Bij het onderhoud vielen geen harde woorden. De moeder van Modlien bleek geen koele folteraarster te zijn, maar een moeder ten einde raad. Maanden geleden was haar man over de grens getrokken om in het buurland geld te verdienen voor zijn gezin. Niets hadden ze van hem nog gehoord, geen cent hadden ze gezien. Dagelijks zat de vrouw op de markt om tweedehandse kledij te verkopen. Overleven met haar gezin was een hele opdracht; die roddel was de druppel die de emmer deed overlopen. De moeder snikte van spijt en verdriet.

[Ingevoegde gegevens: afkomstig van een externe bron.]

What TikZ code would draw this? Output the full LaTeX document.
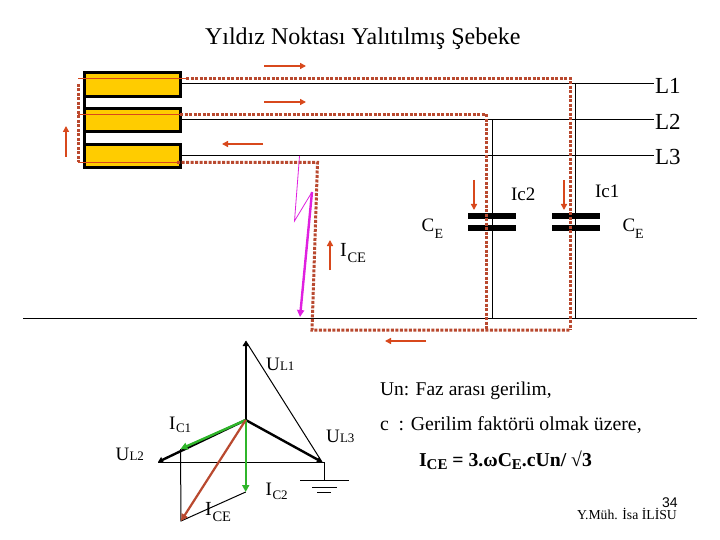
\documentclass[tikz,border=0pt]{standalone}
\usepackage{fontspec}
\setmainfont{Liberation Serif}
\newfontfamily\arialf{Liberation Sans}
\usetikzlibrary{arrows.meta}
\definecolor{redd}{HTML}{B9492F}
\definecolor{arrowr}{HTML}{D8481C}
\definecolor{goldb}{HTML}{FFCC00}
\definecolor{greenv}{HTML}{2FB52A}
\definecolor{magl}{HTML}{E020E0}
\tikzset{
  txt/.style={anchor=base west,inner sep=0pt,outer sep=0pt},
  wire/.style={draw=black,line width=1pt},
  thinr/.style={draw=arrowr,line width=1pt},
  dots/.style={draw=redd,line width=3pt,dash pattern=on 3pt off 1.5pt},
  curarrow/.style={draw=arrowr,line width=1.6pt,-{Triangle[length=6pt,width=6pt]}},
  winding/.style={draw=black,line width=3pt,fill=goldb,inner sep=0pt,outer sep=0pt,anchor=north west},
  plate/.style={fill=black,draw=none},
  phasor/.style={draw=black,line width=2.4pt,-{Triangle[length=5pt,width=6pt]}},
  grn/.style={draw=greenv,line width=2.4pt,-{Triangle[length=7pt,width=7pt]}},
}
\newcommand{\sz}[1]{\fontsize{#1}{#1}\selectfont}
\begin{document}
\begin{tikzpicture}[x=1pt,y=-1pt]
\useasboundingbox (0,0) rectangle (720,540);
\fill[white] (0,0) rectangle (720,540);
% title
\node[txt] (title) at (205,45) {\sz{24}Yıldız Noktası Yalıtılmış Şebeke};
% windings
\node[winding,minimum width=96pt,minimum height=24pt] (w1) at (84.5,72.5) {};
\node[winding,minimum width=96pt,minimum height=23.5pt] (w2) at (84.5,108.5) {};
\node[winding,minimum width=96pt,minimum height=23.5pt] (w3) at (84.5,144.5) {};
\draw[draw=black,line width=3pt] (84.5,72) -- (84.5,168);
% line labels
\node[txt] (L1) at (655,93.5) {\sz{23}L1};
\node[txt] (L2) at (655,129.5) {\sz{23}L2};
\node[txt] (L3) at (655,165) {\sz{23}L3};
% wires
\coordinate (e1) at (654,84);\coordinate (e2) at (654,120);\coordinate (e3) at (654,156);
\coordinate (t2) at (492,120);\coordinate (t1) at (575,84);
\coordinate (g2) at (492,318);\coordinate (g1) at (575,318);
\draw[wire] (182,84) -- (e1);
\draw[wire] (182,120) -- (e2);
\draw[wire] (182,156) -- (e3);
\draw[wire] (t1) -- (g1);
\draw[wire] (t2) -- (g2);
\draw[wire] (23,318) -- (697,318);
% capacitors
\fill[plate] (468,213) rectangle (516,219);
\fill[plate] (468,225) rectangle (516,231);
\fill[plate] (552,213) rectangle (600,219);
\fill[plate] (552,225) rectangle (600,231);
% dotted current path
\draw[dots] (186,78.5) -- (570,78.5) -- (570,330);
\draw[dots] (180,114.5) -- (486,114.5) -- (486,330);
\draw[dots] (177,162.5) -- (317.5,162.5) -- (312,330) -- (570,330);
\draw[dots] (78.5,84) -- (78.5,162);
% thin red through windings
\draw[thinr] (78,78.5) -- (186,78.5);
\draw[thinr] (78,114.5) -- (180,114.5);
\draw[thinr] (78,162.5) -- (178,162.5);
% current arrows
\draw[curarrow] (264,66) -- (306,66);
\draw[curarrow] (264,102) -- (306,102);
\draw[curarrow] (263,144) -- (222,144);
\draw[curarrow] (66,157) -- (66,126);
\draw[curarrow] (330,270) -- (330,240);
\draw[curarrow] (474,180) -- (474,210);
\draw[curarrow] (564,180) -- (564,210);
\draw[curarrow] (426,341) -- (385,341);
% lightning
\draw[draw=magl,line width=.8pt] (299.5,156) -- (294.5,221) -- (312,192);
\draw[draw=magl,line width=2.4pt,-{Triangle[length=7pt,width=7pt]}] (312,192) -- (300,317);
% labels upper
\node[txt] (ic2) at (511,200.5) {\sz{19}Ic2};
\node[txt] (ic1) at (595,197) {\sz{19}Ic1};
\node[txt] (ce1) at (421.5,232) {\sz{19}C};
\node[txt] (ce1s) at (434.5,238) {\sz{14}E};
\node[txt] (ce2) at (622.5,232) {\sz{19}C};
\node[txt] (ce2s) at (635,238) {\sz{14}E};
\node[txt] (ice) at (340,256.5) {\sz{20}I};
\node[txt] (ices) at (347.5,262) {\sz{14.5}CE};
% phasors
\coordinate (N) at (245.7,420);
\coordinate (A) at (245.7,341);
\coordinate (B) at (158,462);
\coordinate (C) at (322,462);
\coordinate (G1) at (180.5,449);
\coordinate (G2) at (245.7,492);
\coordinate (R) at (181,521);
\coordinate (gt) at (324,462);
\coordinate (gb) at (324,480);
\draw[wire] (A) -- (C);
\draw[wire] (B) -- (gt) -- (gb);
\draw[wire] (G1) -- (R) -- (G2);
\draw[wire] (300,480.5) -- (349,480.5);
\draw[wire] (312,487) -- (337,487);
\draw[wire] (317,492.5) -- (331,492.5);
\draw[phasor] (N) -- (A);
\draw[phasor] (N) -- (B);
\draw[phasor] (N) -- (C);
\draw[grn] (N) -- (G1);
\draw[grn] (N) -- (G2);
\draw[draw=redd,line width=2.2pt,-{Triangle[length=7pt,width=7pt]}] (N) -- (R);
% phasor labels
\node[txt] (u1) at (266,370.5) {\sz{19}U};
\node[txt] (u1s) at (280,370.5) {\sz{13}L1};
\node[txt] (u3) at (326,442.5) {\sz{19}U};
\node[txt] (u3s) at (340,442.5) {\sz{13}L3};
\node[txt] (u2) at (115.5,460.5) {\sz{19}U};
\node[txt] (u2s) at (129.5,460.5) {\sz{13}L2};
\node[txt] (ic) at (169,429) {\sz{19}I};
\node[txt] (ics) at (176,432.5) {\sz{13}C1};
\node[txt] (icb) at (265.5,495.5) {\sz{19}I};
\node[txt] (icbs) at (272.5,499) {\sz{13}C2};
\node[txt] (iceb) at (205,515.5) {\sz{20}I};
\node[txt] (icebs) at (212.5,521) {\sz{14.5}CE};
% right text
\node[txt] (un) at (380,395) {\sz{19.5}Un: Faz arası gerilim,};
\node[txt] (cc) at (380,430) {\sz{19.8}c~ : Gerilim faktörü olmak üzere,};
\node[txt] (form) at (419,466.5) {\sz{19.7}\bfseries I\raisebox{-3pt}{\sz{15}CE} = 3.ωC\raisebox{-3pt}{\sz{15}E}.cUn/ √3};
\node[txt] (pg) at (662,507) {\arialf\sz{14}34};
\node[txt] (auth) at (577,519) {\sz{13.7}Y.Müh. İsa İLİSU};
\end{tikzpicture}
\end{document}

Met al zijn wijsheid sprak Saintil toen enkele verzoenende woorden. Kinderen verdienen soms een straf, maar de ouders moeten zoeken naar een aangepaste straf. Modlien is een knap meisje en niemand zou graag zien dat ze gehandicapt door het leven moest gaan. Het comité zou instaan voor de medische verzorging, maar wat gebeurd was, mocht zich niet meer herhalen. Iedereen was tevreden met deze regeling.

Vooraleer terug naar school te gaan, kwam Modllien zoals afgesproken haar hand tonen. Er waren een paar littekens, wellicht voor altijd, maar voor de rest was de wonde schoon dicht en genezen. Geen spoor meer van vocht of etter.

Zonder het te beseffen, heeft Modlien een stukje geschiedenis geschreven. Voortaan bestaan de “Rechten van het Kind” ook in het heuvelland waar Modlien woont.